Great job with this site, I hope it succeeds.
I would love to be able to see the date of submission next to posts on my feed. Am I missing it, or is this an intentional omission?
Also a sorting button of some kind would make browsing more interesting!
I hope I did this post correctly.
Thanks.
EDIT: I just realized there is a sort feature in discover/global; the hub wheels at the top are clickable and sort by shared level.
The date is on the post but not on the frontpage to keep the data from becoming too busy and encourage conversation regardless of the date. Also, http://hubski.com/tag?id=suggestions http://hubski.com/tag?id=suggestion http://hubski.com/tag?id=bugski You can go through these older posts and take a look to see what the improvements hav ebeen made, discussions have been had, etc.
I still leave comments on things that are a week old or whatnot — if I have something of value to say, I suppose it won't matter how old the post is. If someone would happen to stumble upon a post, my comment would still be there. You never know, right?
No it isn't. At Hubski you follow people not topics. However you can search a #tag and find people that may interest you to follow. Hope this helps and welcome to Hubski.
Ah cool, this might be worth having in the FAQ. Currently there's no mention of "interested in" there.
I'm just curious, since we are unable to follow specific topics and instead can only follow people, in the long run how will the site prevent people from exploiting this? Wasn't this a problem with this type of format in the Digg days?
Can you clarify what you mean by "exploiting this"?
So people might get paid because they have a following on Hubski? Is this what you mean? Who cares? So long as they post quality content, I'll follow them otherwise I won't. If they get paid to post quality content that I like, what do I care? It's sort of a buyer beware situation, right? If you follow someone and they post crap, shame on you. The burden of maintaining a feed of integrity is solely on you. If someone has 200k hubski followers but I "ignore" them, they don't make a dent in my world.

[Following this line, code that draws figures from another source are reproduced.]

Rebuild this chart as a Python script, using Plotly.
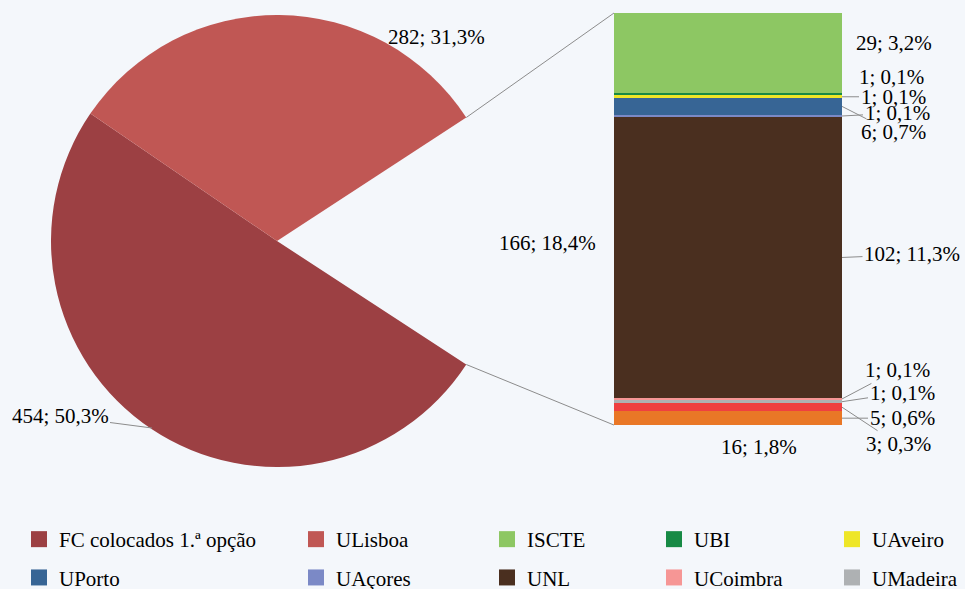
"""Pie-of-bar chart: FC colocados / ULisboa / outras instituições."""

import math

import plotly.graph_objects as go

W, H = 965, 589
FONT = "Liberation Serif"

pie_labels = ["FC colocados 1.ª opção", "ULisboa", "Outro"]
pie_values = [454, 282, 166]
pie_colors = ["#9C4043", "#C05754", "rgba(0,0,0,0)"]

# bar segments, top to bottom
bar_labels = ["ISCTE", "UBI", "UAveiro", "UPorto", "UAçores", "UNL",
              "UCoimbra", "UMadeira", "UÉvora", "UAlgarve", "Outras"]
bar_values = [29, 1, 1, 6, 1, 102, 1, 1, 3, 5, 16]
bar_colors = ["#8DC763", "#178A45", "#EEE627", "#376595", "#7B89C6", "#4A2F1F",
              "#F69695", "#AEB1B3", "#EF4040", "#E97726", "rgba(0,0,0,0)"]

legend_columns = [
    ["FC colocados 1.ª opção", "UPorto"],
    ["ULisboa", "UAçores"],
    ["ISCTE", "UNL"],
    ["UBI", "UCoimbra"],
    ["UAveiro", "UMadeira"],
]

total = sum(pie_values)


def fmt(v):
    return f"{v}; {100 * v / total:.1f}%".replace(".", ",")


def px(x, y):
    return x / W, 1 - y / H


# geometry (pixels)
cx, cy, R = 277, 241, 226
bx0, bx1, by0, by1 = 614, 842, 13, 469

half = 360 * pie_values[2] / total / 2

fig = go.Figure()

fig.add_trace(go.Pie(
    labels=pie_labels, values=pie_values, sort=False, direction="clockwise",
    rotation=90 + half, textinfo="none", showlegend=False,
    marker=dict(colors=pie_colors, line=dict(width=0)),
    domain=dict(x=[(cx - R) / W, (cx + R) / W],
                y=[1 - (cy + R) / H, 1 - (cy - R) / H]),
))

# stacked bar, drawn bottom to top
for name, v, c in reversed(list(zip(bar_labels, bar_values, bar_colors))):
    fig.add_trace(go.Bar(x=[0], y=[v], name=name, marker=dict(color=c, line=dict(width=0)),
                         width=1, showlegend=False))

# legend proxies
color_of = dict(zip(pie_labels, pie_colors)) | dict(zip(bar_labels, bar_colors))
for k, col in enumerate(legend_columns):
    for name in col:
        fig.add_trace(go.Scatter(
            x=[None], y=[None], mode="markers", name=name,
            marker=dict(symbol="square", size=22, color=color_of[name]),
            legend="legend" if k == 0 else f"legend{k + 1}",
            legendgroup=name,
        ))

ann = []
# pie labels
lx, ly = px(436, 23)
ann.append(dict(x=lx, y=ly, xref="paper", yref="paper", text=fmt(pie_values[1]), showarrow=False))
ex, ey = px(152, 428)
ann.append(dict(x=ex, y=ey, xref="paper", yref="paper", text=fmt(pie_values[0]),
                showarrow=True, arrowhead=0, arrowwidth=1, arrowcolor="#8C8C8C",
                ax=-92, ay=-12))
lx, ly = px(547, 243)
ann.append(dict(x=lx, y=ly, xref="paper", yref="paper", text=fmt(pie_values[2]), showarrow=False))

# bar labels: offsets from the segment's right edge (px), leader line or not
label_offsets = [(52, -10, False), (49, -17, False), (51, 0, True), (51, 26, True),
                 (55, -3, True), (70, -3, True), (55, -29, True), (60, -9, True),
                 (56, 37, True), (60, 0, True), (None, None, False)]
top = sum(bar_values)
for v, (ax, ay, line) in zip(bar_values, label_offsets):
    mid = top - v / 2
    top -= v
    if ax is None:
        ann.append(dict(x=0, y=mid, xref="x", yref="y", text=fmt(v), showarrow=False,
                        xshift=31))
        continue
    ann.append(dict(x=0.5, y=mid, xref="x", yref="y", text=fmt(v), showarrow=True,
                    arrowhead=0, arrowwidth=1, ax=ax, ay=ay,
                    arrowcolor="#8C8C8C" if line else "rgba(0,0,0,0)"))

# connector lines from the pie gap to the bar
scale = (by1 - by0) / sum(bar_values)
hx = cx + R * math.cos(math.radians(half))
hy = R * math.sin(math.radians(half))
bottom_visible = by1 - bar_values[-1] * scale
shapes = [
    dict(type="line", xref="paper", yref="paper",
         x0=px(hx, cy - hy)[0], y0=px(hx, cy - hy)[1], x1=px(bx0, by0)[0], y1=px(bx0, by0)[1],
         line=dict(color="#8C8C8C", width=1)),
    dict(type="line", xref="paper", yref="paper",
         x0=px(hx, cy + hy)[0], y0=px(hx, cy + hy)[1],
         x1=px(bx0, bottom_visible)[0], y1=px(bx0, bottom_visible)[1],
         line=dict(color="#8C8C8C", width=1)),
]

legend_x = [19, 296, 487, 654, 832]
legends = {}
for k, x in enumerate(legend_x):
    key = "legend" if k == 0 else f"legend{k + 1}"
    legends[key] = dict(x=x / W, y=1 - 519 / H, xanchor="left", yanchor="top",
                        orientation="v", bgcolor="rgba(0,0,0,0)", traceorder="grouped",
                        tracegroupgap=8, font=dict(family=FONT, size=21, color="#000000"))

fig.update_layout(
    width=W, height=H, margin=dict(l=0, r=0, t=0, b=0, autoexpand=False),
    paper_bgcolor="#F4F7FB", plot_bgcolor="rgba(0,0,0,0)",
    font=dict(family=FONT, size=21, color="#000000"),
    barmode="stack", bargap=0,
    xaxis=dict(domain=[bx0 / W, bx1 / W], range=[-0.5, 0.5], visible=False, fixedrange=True),
    yaxis=dict(domain=[1 - by1 / H, 1 - by0 / H], range=[0, sum(bar_values)],
               visible=False, fixedrange=True),
    annotations=ann, shapes=shapes,
    **legends,
)

# drop the browser's default 8px body margin so the figure sits at the page corner
fig.write_html("out.html", config={"displayModeBar": False},
               post_script="document.body.style.margin='0';")
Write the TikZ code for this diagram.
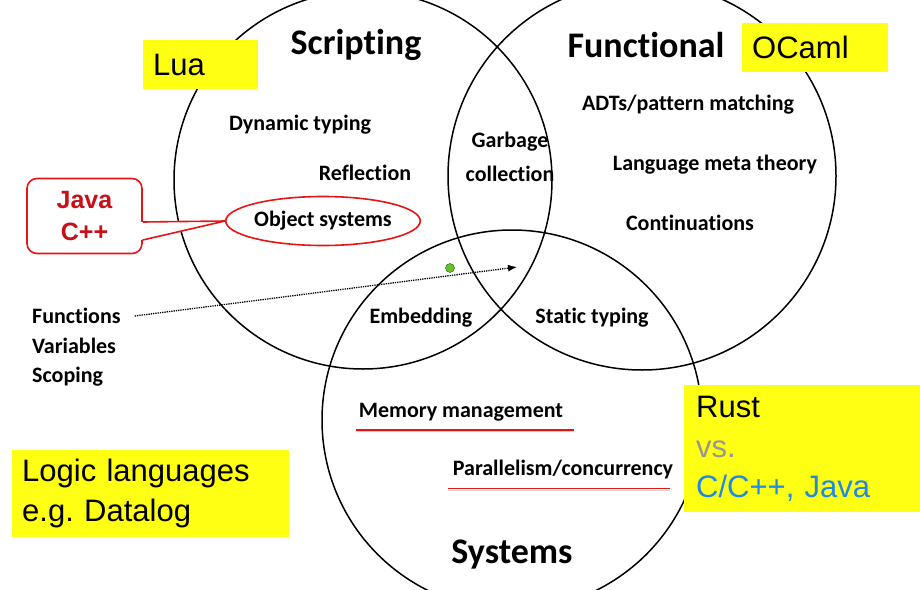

Good question. When you click on a users name it will give you a list of topics they've recently shared/posted and you can get a general idea from there. This, admittedly isn't very in depth but we will be working towards a more comprehensive way to determine a way to know what someone is interested in and if they are "compatible" with your interests. Hope this helps
Has there been any thought of adding a subject word cloud and denoting the top interests by size of font? I think incorporating a visual element to the discovery tools might be a nice element to add.
I think we did discuss this once, though it never took root. I'll bring it up again. Thanks for the thought mr. sunshine. Hope you are enjoying the site thus far. Let me know if I can be of help.
Just signed up a couple of weeks ago, but do recall coming by about 3 or 4 months ago. I like the site alot. Thanks for the welcome.
It can be implemented in a couple of ways, that aren't limited to the following - generated by most popular topic, most popular users, least popular topic and least popular users. Something along those lines that offers up avenues of discovery. Basically, I'm all for more routes to find subjects here on hubski, as it appears the only way to do that is by adding followers and reading their content, without performing a hashtag search - which can be complicated if you don't know the right subject terms relevant to your interests. And if you really want web 2.0 to die, then you might as well kill off search, links, authoring, tags, extensions, and signals. :)
the tag cloud itself needs to die. It's overdone, unimaginative, of limited use, and terrible UX
The tag cloud is dead only if it remains static. Image a tag cloud of, say, 25 subjects. Clicking on that tag opens up a close up of that tag with related tags. Do this until you've reached the end of the tag. This helps to create a dynamic tag cloud that could be updated simply by added related tags to the original tag. You have to remember that when designing anything you need to try to incorporate elements that appeal to a wide swath of users. Many users will perform keyword searches, some will look up by username, some will want to explore using other means. Tag clouds, in and of themselves, are just another tool of discovery. As someone who has had ample experience working in archives, libraries and with patrons I've come to discover that multiple entry points, that are well designed, coherent and relevant, offer up a variety of means to find the needle in the haystack. All that being said, I'd not like for a tag cloud to overwhelm the design of the site as it is. I like the fresh, barebones look to hubski. I'd just like more ways to discover content. Maybe I'm doing something wrong, but it feels like I'm barely scratching the surface of content here.
This is one thing I noticed as well - I was going through some posts, and wondering how old some of them were so I'd know if they were still relevant.
I just discovered this greasemonkey script that puts the time on the page by the username.